Date of Award

Spring 1-1-2014

Document Type

Dissertation

Degree Name

Doctor of Philosophy (PhD)

First Advisor

Franck J. Vernerey

Second Advisor

John Pellegrino

Third Advisor

David Bortz

Fourth Advisor

Richard Regueiro

Fifth Advisor

Ronald Pak

Abstract

The mechanics of the interaction between a fluid and a soft interface (such as an elastic membrane or shell) undergoing large deformations appears in many places, such as in biological systems or industrial processes. We present here an Eulerian approach that describes the mechanics of an interface and its interactions with a surrounding fluid via the so-called Navier boundary condition.
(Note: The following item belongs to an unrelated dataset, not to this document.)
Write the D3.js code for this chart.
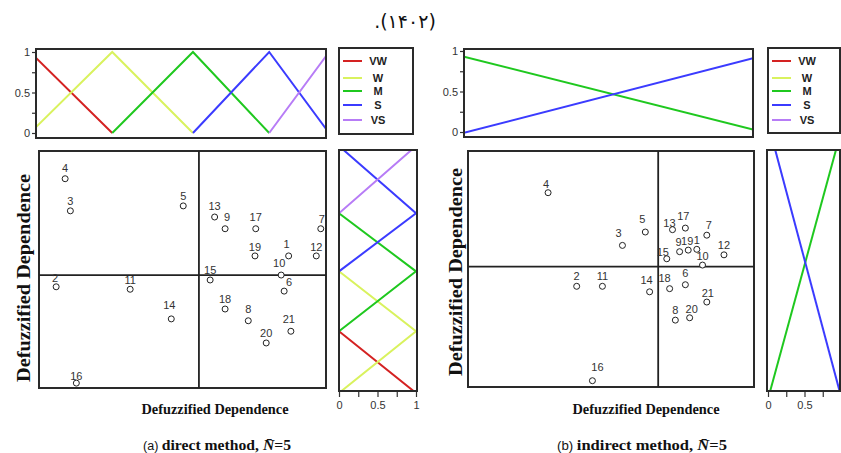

The interface is modeled as a curvilinear surface with arbitrary mechanical properties across which discontinuities in pressure and tangential fluid velocity can naturally be enforced using a modified version of the extended finite element method. The tracking and evolution of the membrane is then handled with the Grid Based Particle method, and the handling of complex singular boundary conditions around sharp corner is accounted for with the use of an asymptotic/numerical matching method. We show that this method is ideal to describe large membrane deformations, enforce volume constraints, and Navier boundary conditions on the interface with velocity/pressure discontinuities. The method is applied to the study of the filtration of deformable particles through a fibrous network, and an the equivalent permeabilities with respect to the fluid and particles are estimated. The method is then adapted to the study of an elastic material in an Eulerian framework and is shown to be capable of handling arbitrarily large deformations, which is ideal for the study of biological problems.